- [Problem details]: Each line of the listing must be transcribed exactly, except for the images, which should be excluded.

- [Data]:
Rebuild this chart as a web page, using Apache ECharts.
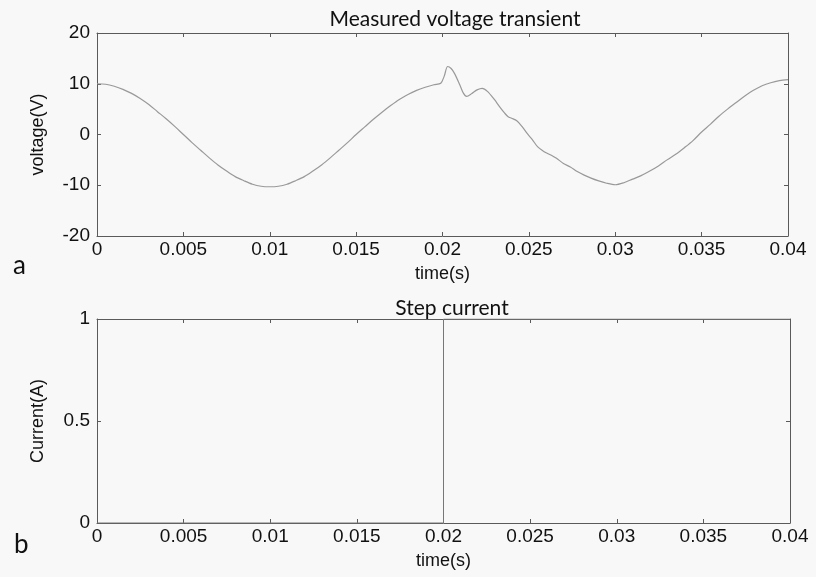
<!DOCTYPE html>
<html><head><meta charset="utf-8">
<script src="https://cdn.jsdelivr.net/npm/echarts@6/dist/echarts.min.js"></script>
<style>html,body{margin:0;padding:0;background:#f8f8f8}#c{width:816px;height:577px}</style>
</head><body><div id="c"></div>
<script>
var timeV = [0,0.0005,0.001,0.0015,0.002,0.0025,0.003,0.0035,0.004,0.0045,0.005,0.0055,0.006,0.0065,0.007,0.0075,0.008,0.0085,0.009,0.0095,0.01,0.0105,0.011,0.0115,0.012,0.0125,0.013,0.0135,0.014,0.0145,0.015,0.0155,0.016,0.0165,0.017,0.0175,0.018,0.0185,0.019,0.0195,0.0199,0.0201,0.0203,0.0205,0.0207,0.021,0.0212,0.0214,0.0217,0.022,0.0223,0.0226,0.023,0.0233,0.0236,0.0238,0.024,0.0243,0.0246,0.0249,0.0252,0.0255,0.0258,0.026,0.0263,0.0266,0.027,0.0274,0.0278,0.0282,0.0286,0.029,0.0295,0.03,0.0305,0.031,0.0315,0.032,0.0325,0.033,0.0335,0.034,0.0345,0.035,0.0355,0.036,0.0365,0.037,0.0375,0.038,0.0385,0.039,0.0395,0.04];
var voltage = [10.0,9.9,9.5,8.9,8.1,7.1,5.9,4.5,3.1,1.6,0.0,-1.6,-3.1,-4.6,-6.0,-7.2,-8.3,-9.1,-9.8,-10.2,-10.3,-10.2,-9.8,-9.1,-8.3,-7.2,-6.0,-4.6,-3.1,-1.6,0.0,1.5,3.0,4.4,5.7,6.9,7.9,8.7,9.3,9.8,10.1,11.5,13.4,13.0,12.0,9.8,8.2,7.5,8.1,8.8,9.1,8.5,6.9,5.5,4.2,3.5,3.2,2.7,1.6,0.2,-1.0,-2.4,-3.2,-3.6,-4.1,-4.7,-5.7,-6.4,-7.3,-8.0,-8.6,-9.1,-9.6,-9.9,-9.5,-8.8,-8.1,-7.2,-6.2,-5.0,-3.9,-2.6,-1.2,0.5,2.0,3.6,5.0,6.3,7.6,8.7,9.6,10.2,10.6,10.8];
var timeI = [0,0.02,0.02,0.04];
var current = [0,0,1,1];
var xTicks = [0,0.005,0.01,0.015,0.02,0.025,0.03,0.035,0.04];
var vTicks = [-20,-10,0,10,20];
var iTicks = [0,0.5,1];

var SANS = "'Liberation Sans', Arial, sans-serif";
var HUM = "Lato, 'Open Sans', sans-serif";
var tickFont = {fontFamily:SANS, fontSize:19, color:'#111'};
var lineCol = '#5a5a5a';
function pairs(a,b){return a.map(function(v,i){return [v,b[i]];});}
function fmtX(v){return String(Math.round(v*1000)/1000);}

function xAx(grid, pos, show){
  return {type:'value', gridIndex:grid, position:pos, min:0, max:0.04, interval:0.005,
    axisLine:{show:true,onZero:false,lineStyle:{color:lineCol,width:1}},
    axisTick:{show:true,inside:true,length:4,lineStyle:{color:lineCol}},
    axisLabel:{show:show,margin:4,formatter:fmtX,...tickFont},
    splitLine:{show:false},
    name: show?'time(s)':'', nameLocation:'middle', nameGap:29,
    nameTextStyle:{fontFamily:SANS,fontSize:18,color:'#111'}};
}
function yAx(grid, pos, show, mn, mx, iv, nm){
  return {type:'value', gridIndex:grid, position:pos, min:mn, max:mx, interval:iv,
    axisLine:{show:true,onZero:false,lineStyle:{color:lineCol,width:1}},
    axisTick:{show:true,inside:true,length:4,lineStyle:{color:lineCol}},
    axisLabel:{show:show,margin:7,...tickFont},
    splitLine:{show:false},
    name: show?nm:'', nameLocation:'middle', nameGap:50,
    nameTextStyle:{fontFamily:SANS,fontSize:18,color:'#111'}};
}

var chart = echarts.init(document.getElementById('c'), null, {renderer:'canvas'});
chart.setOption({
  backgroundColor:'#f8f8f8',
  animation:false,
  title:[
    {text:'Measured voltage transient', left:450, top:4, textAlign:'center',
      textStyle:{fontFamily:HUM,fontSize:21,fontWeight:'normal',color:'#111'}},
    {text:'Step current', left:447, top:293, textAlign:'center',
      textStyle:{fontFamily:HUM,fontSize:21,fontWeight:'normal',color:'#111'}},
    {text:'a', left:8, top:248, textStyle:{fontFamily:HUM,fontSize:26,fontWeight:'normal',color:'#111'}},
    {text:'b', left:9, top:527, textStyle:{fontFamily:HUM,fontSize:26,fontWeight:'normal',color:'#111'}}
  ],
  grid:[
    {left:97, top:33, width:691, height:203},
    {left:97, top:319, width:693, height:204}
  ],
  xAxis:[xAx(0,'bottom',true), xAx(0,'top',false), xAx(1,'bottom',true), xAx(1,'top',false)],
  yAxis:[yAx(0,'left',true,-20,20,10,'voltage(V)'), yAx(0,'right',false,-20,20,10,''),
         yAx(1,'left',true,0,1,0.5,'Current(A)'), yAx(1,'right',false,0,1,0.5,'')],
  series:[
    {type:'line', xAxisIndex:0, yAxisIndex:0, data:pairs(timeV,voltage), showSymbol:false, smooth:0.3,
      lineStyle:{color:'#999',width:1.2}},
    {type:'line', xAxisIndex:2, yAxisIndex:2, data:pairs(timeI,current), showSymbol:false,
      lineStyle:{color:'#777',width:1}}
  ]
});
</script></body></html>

- [Solution to the problem]:
Rebuild this chart as a web page, using Apache ECharts.
<!DOCTYPE html>
<html><head><meta charset="utf-8">
<script src="https://cdn.jsdelivr.net/npm/echarts@6/dist/echarts.min.js"></script>
<style>html,body{margin:0;padding:0;background:#f8f8f8}#c{width:816px;height:577px}</style>
</head><body><div id="c"></div>
<script>
var timeV = [0,0.0005,0.001,0.0015,0.002,0.0025,0.003,0.0035,0.004,0.0045,0.005,0.0055,0.006,0.0065,0.007,0.0075,0.008,0.0085,0.009,0.0095,0.01,0.0105,0.011,0.0115,0.012,0.0125,0.013,0.0135,0.014,0.0145,0.015,0.0155,0.016,0.0165,0.017,0.0175,0.018,0.0185,0.019,0.0195,0.0199,0.0201,0.0203,0.0205,0.0207,0.021,0.0212,0.0214,0.0217,0.022,0.0223,0.0226,0.023,0.0233,0.0236,0.0238,0.024,0.0243,0.0246,0.0249,0.0252,0.0255,0.0258,0.026,0.0263,0.0266,0.027,0.0274,0.0278,0.0282,0.0286,0.029,0.0295,0.03,0.0305,0.031,0.0315,0.032,0.0325,0.033,0.0335,0.034,0.0345,0.035,0.0355,0.036,0.0365,0.037,0.0375,0.038,0.0385,0.039,0.0395,0.04];
var voltage = [10.0,9.9,9.5,8.9,8.1,7.1,5.9,4.5,3.1,1.6,0.0,-1.6,-3.1,-4.6,-6.0,-7.2,-8.3,-9.1,-9.8,-10.2,-10.3,-10.2,-9.8,-9.1,-8.3,-7.2,-6.0,-4.6,-3.1,-1.6,0.0,1.5,3.0,4.4,5.7,6.9,7.9,8.7,9.3,9.8,10.1,11.5,13.4,13.0,12.0,9.8,8.2,7.5,8.1,8.8,9.1,8.5,6.9,5.5,4.2,3.5,3.2,2.7,1.6,0.2,-1.0,-2.4,-3.2,-3.6,-4.1,-4.7,-5.7,-6.4,-7.3,-8.0,-8.6,-9.1,-9.6,-9.9,-9.5,-8.8,-8.1,-7.2,-6.2,-5.0,-3.9,-2.6,-1.2,0.5,2.0,3.6,5.0,6.3,7.6,8.7,9.6,10.2,10.6,10.8];
var timeI = [0,0.02,0.02,0.04];
var current = [0,0,1,1];
var xTicks = [0,0.005,0.01,0.015,0.02,0.025,0.03,0.035,0.04];
var vTicks = [-20,-10,0,10,20];
var iTicks = [0,0.5,1];

var SANS = "'Liberation Sans', Arial, sans-serif";
var HUM = "Lato, 'Open Sans', sans-serif";
var tickFont = {fontFamily:SANS, fontSize:19, color:'#111'};
var lineCol = '#5a5a5a';
function pairs(a,b){return a.map(function(v,i){return [v,b[i]];});}
function fmtX(v){return String(Math.round(v*1000)/1000);}

function xAx(grid, pos, show){
  return {type:'value', gridIndex:grid, position:pos, min:0, max:0.04, interval:0.005,
    axisLine:{show:true,onZero:false,lineStyle:{color:lineCol,width:1}},
    axisTick:{show:true,inside:true,length:4,lineStyle:{color:lineCol}},
    axisLabel:{show:show,margin:4,formatter:fmtX,...tickFont},
    splitLine:{show:false},
    name: show?'time(s)':'', nameLocation:'middle', nameGap:29,
    nameTextStyle:{fontFamily:SANS,fontSize:18,color:'#111'}};
}
function yAx(grid, pos, show, mn, mx, iv, nm){
  return {type:'value', gridIndex:grid, position:pos, min:mn, max:mx, interval:iv,
    axisLine:{show:true,onZero:false,lineStyle:{color:lineCol,width:1}},
    axisTick:{show:true,inside:true,length:4,lineStyle:{color:lineCol}},
    axisLabel:{show:show,margin:7,...tickFont},
    splitLine:{show:false},
    name: show?nm:'', nameLocation:'middle', nameGap:50,
    nameTextStyle:{fontFamily:SANS,fontSize:18,color:'#111'}};
}

var chart = echarts.init(document.getElementById('c'), null, {renderer:'canvas'});
chart.setOption({
  backgroundColor:'#f8f8f8',
  animation:false,
  title:[
    {text:'Measured voltage transient', left:450, top:4, textAlign:'center',
      textStyle:{fontFamily:HUM,fontSize:21,fontWeight:'normal',color:'#111'}},
    {text:'Step current', left:447, top:293, textAlign:'center',
      textStyle:{fontFamily:HUM,fontSize:21,fontWeight:'normal',color:'#111'}},
    {text:'a', left:8, top:248, textStyle:{fontFamily:HUM,fontSize:26,fontWeight:'normal',color:'#111'}},
    {text:'b', left:9, top:527, textStyle:{fontFamily:HUM,fontSize:26,fontWeight:'normal',color:'#111'}}
  ],
  grid:[
    {left:97, top:33, width:691, height:203},
    {left:97, top:319, width:693, height:204}
  ],
  xAxis:[xAx(0,'bottom',true), xAx(0,'top',false), xAx(1,'bottom',true), xAx(1,'top',false)],
  yAxis:[yAx(0,'left',true,-20,20,10,'voltage(V)'), yAx(0,'right',false,-20,20,10,''),
         yAx(1,'left',true,0,1,0.5,'Current(A)'), yAx(1,'right',false,0,1,0.5,'')],
  series:[
    {type:'line', xAxisIndex:0, yAxisIndex:0, data:pairs(timeV,voltage), showSymbol:false, smooth:0.3,
      lineStyle:{color:'#999',width:1.2}},
    {type:'line', xAxisIndex:2, yAxisIndex:2, data:pairs(timeI,current), showSymbol:false,
      lineStyle:{color:'#777',width:1}}
  ]
});
</script></body></html>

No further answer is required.